• **Directions**: Return the number of lines holding "source", with nothing added.

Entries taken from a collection
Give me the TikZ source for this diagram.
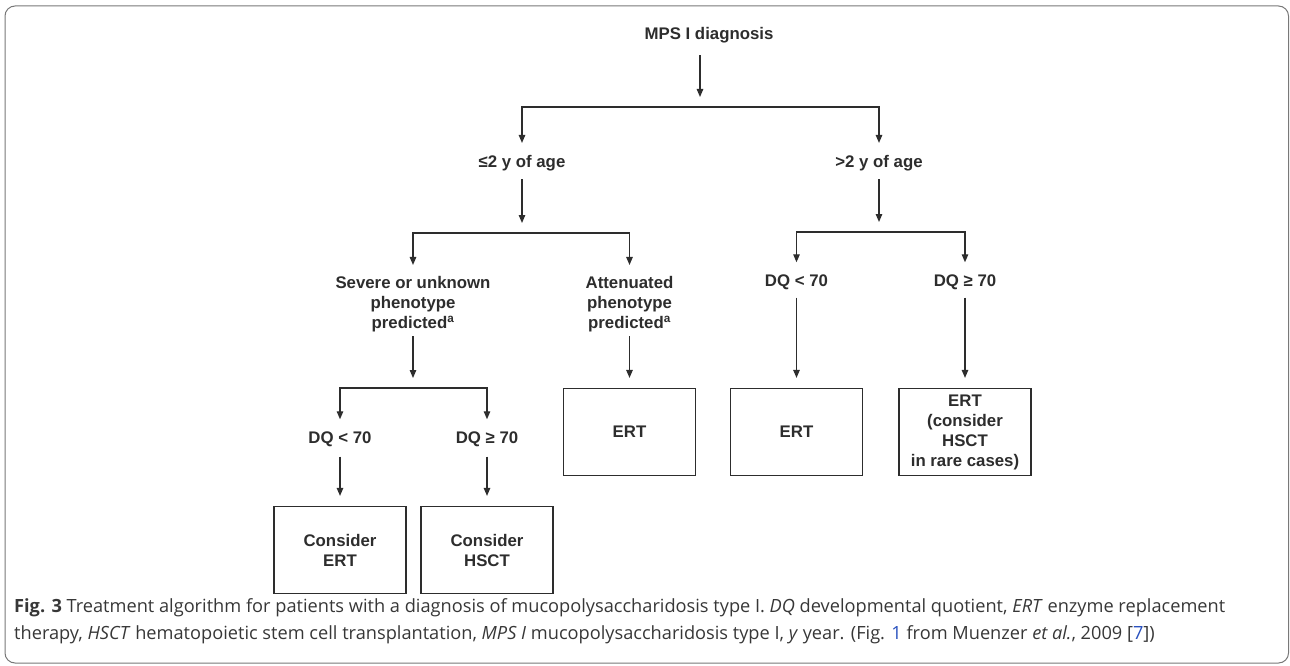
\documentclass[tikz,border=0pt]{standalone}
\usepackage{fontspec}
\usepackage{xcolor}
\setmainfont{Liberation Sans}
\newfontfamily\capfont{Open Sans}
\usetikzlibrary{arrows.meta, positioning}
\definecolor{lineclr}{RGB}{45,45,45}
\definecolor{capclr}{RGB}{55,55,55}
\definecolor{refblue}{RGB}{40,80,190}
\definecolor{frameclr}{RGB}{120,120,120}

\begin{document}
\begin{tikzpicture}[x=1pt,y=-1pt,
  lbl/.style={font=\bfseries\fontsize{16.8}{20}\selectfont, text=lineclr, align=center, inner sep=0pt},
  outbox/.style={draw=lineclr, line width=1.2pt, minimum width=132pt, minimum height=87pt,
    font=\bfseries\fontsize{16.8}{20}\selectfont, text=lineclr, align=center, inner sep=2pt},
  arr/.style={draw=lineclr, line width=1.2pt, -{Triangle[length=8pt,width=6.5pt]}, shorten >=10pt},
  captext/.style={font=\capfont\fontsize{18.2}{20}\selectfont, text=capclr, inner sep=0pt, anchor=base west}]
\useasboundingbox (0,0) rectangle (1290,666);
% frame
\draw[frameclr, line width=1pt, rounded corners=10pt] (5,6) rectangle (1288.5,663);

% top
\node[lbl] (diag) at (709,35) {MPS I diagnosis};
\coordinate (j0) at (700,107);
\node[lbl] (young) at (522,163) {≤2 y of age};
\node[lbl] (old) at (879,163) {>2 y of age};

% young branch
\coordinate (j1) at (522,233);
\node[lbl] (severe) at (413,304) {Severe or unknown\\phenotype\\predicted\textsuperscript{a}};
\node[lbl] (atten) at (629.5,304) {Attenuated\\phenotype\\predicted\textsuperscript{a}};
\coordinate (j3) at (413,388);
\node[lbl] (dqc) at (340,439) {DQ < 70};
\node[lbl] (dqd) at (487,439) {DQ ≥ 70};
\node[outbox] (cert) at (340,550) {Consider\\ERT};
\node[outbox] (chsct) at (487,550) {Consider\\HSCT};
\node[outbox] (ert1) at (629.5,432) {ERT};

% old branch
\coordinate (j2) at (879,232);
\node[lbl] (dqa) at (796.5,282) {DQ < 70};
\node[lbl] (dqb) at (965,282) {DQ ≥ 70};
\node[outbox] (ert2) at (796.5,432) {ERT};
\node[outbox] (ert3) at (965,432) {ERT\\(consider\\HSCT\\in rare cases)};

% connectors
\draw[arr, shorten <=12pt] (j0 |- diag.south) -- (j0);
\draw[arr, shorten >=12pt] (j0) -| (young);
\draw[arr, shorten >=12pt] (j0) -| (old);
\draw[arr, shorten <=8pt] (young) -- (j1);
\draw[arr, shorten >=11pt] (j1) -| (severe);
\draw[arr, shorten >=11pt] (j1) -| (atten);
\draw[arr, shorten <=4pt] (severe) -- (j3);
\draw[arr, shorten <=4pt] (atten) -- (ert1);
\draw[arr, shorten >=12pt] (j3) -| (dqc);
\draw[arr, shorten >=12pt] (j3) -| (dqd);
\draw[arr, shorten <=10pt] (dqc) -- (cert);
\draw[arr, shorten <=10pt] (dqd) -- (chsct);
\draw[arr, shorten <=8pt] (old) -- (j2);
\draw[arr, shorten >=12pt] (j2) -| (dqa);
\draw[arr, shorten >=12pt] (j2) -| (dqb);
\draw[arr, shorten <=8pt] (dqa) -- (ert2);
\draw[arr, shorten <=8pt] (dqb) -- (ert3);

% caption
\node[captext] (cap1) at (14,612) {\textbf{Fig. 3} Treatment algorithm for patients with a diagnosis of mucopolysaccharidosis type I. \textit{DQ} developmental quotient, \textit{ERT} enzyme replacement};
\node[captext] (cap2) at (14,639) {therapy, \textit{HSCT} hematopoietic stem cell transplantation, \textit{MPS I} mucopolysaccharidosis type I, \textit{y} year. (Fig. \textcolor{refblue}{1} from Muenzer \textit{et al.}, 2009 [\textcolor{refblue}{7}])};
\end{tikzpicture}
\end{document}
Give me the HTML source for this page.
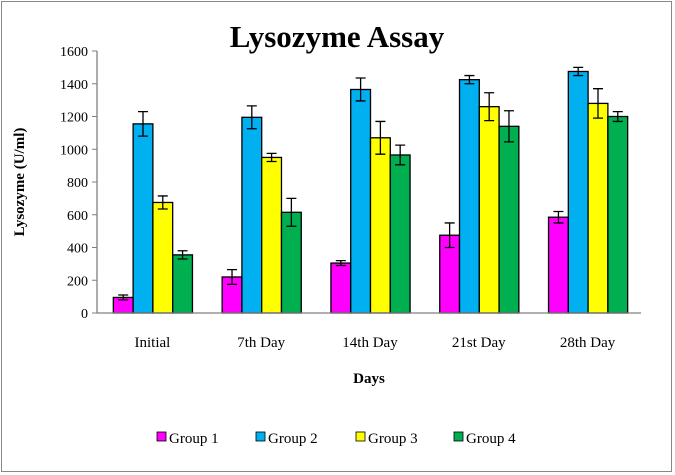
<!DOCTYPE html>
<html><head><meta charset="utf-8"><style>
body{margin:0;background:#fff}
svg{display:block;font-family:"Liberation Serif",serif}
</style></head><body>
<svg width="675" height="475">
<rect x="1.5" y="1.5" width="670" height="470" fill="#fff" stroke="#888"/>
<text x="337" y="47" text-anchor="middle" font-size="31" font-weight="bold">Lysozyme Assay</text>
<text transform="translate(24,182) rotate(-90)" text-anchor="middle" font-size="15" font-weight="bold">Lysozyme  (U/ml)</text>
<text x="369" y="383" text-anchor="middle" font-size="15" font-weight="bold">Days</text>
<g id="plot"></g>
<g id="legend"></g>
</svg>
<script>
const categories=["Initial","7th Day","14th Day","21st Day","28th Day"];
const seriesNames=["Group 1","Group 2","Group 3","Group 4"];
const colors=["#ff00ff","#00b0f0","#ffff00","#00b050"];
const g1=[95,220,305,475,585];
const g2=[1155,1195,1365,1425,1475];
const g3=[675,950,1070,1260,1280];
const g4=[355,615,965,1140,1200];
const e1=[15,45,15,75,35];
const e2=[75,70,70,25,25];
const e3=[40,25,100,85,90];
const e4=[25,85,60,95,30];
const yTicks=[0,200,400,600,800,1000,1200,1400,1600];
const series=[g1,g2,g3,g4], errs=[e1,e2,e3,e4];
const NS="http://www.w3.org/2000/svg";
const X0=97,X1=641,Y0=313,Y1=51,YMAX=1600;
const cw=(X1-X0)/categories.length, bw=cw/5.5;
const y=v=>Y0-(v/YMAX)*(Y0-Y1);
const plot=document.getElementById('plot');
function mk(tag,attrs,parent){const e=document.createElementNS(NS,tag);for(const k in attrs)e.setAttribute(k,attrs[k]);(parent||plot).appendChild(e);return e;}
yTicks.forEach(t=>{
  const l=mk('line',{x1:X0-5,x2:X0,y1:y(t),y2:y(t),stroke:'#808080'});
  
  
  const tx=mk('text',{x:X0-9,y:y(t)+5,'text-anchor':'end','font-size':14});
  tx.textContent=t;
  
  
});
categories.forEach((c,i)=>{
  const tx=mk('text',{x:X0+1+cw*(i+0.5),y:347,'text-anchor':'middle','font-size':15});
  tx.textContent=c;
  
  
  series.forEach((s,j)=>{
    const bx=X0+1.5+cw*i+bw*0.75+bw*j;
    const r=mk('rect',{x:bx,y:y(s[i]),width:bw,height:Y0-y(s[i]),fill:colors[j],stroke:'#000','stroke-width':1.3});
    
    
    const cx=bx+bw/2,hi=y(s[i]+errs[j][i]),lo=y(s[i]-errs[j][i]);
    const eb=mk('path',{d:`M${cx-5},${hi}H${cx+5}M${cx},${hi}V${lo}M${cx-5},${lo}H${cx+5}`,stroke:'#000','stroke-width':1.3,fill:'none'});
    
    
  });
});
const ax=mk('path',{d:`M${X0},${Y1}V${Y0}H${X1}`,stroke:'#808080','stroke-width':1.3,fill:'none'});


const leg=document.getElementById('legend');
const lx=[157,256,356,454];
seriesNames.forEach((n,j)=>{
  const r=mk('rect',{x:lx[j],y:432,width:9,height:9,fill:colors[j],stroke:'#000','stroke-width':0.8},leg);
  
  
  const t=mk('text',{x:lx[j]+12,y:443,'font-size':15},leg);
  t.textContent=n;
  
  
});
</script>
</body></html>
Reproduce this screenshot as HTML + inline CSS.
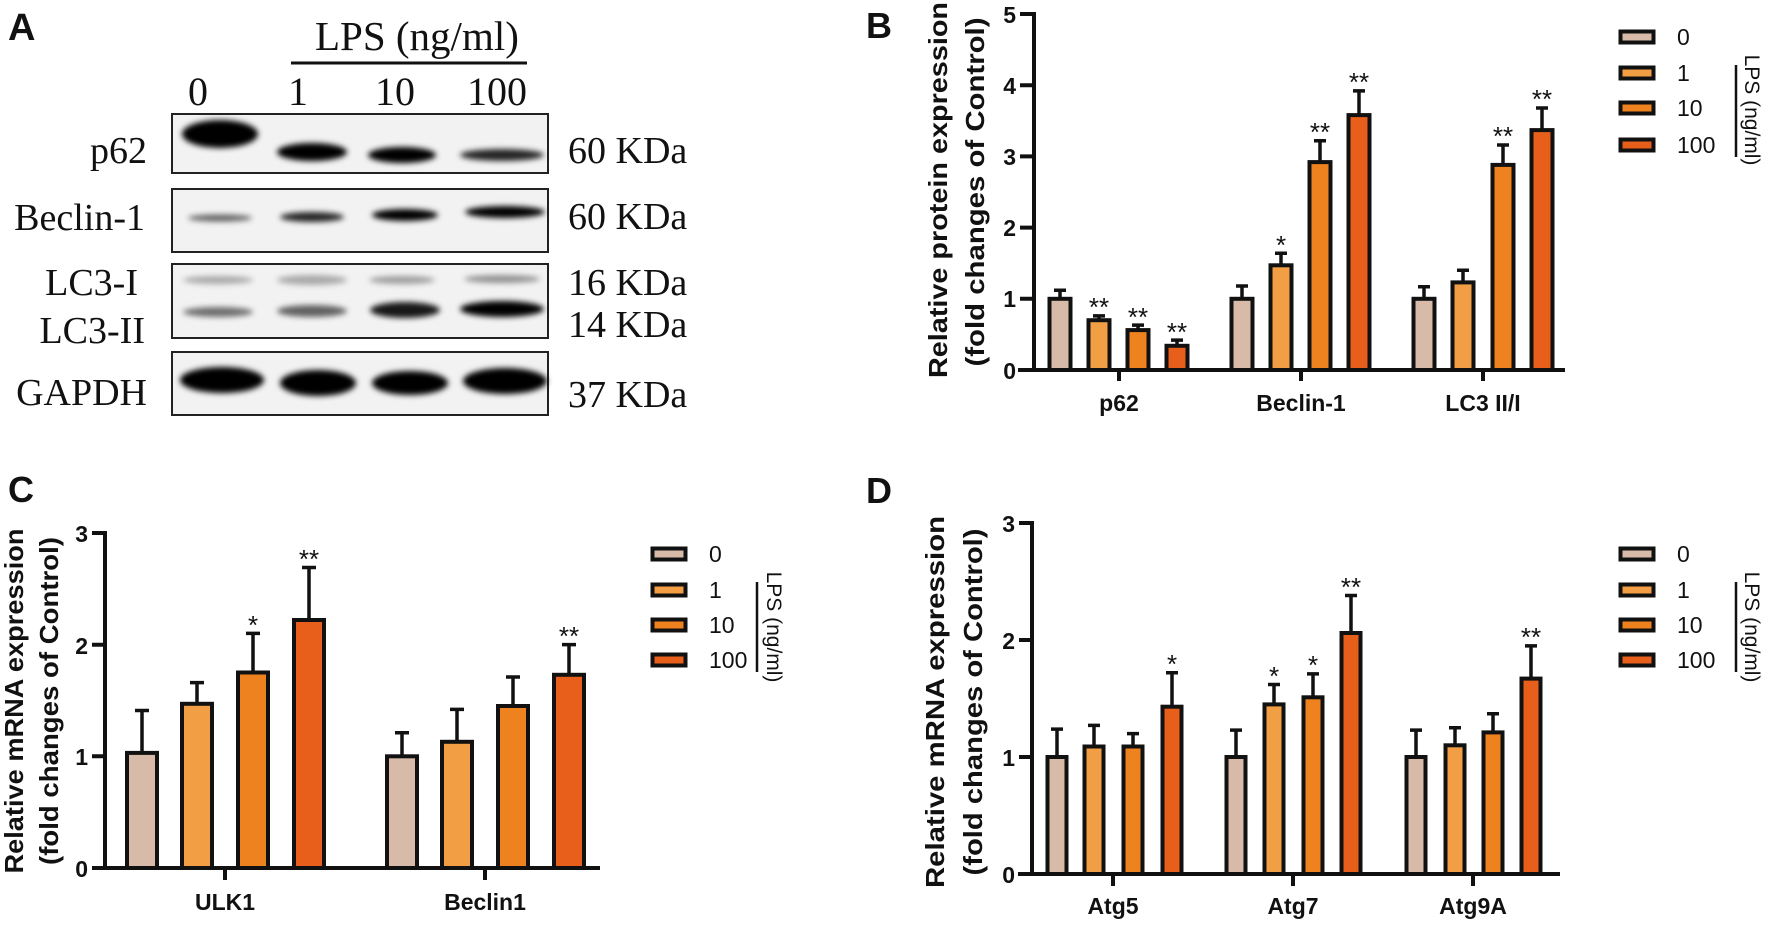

• **Task solution**: 2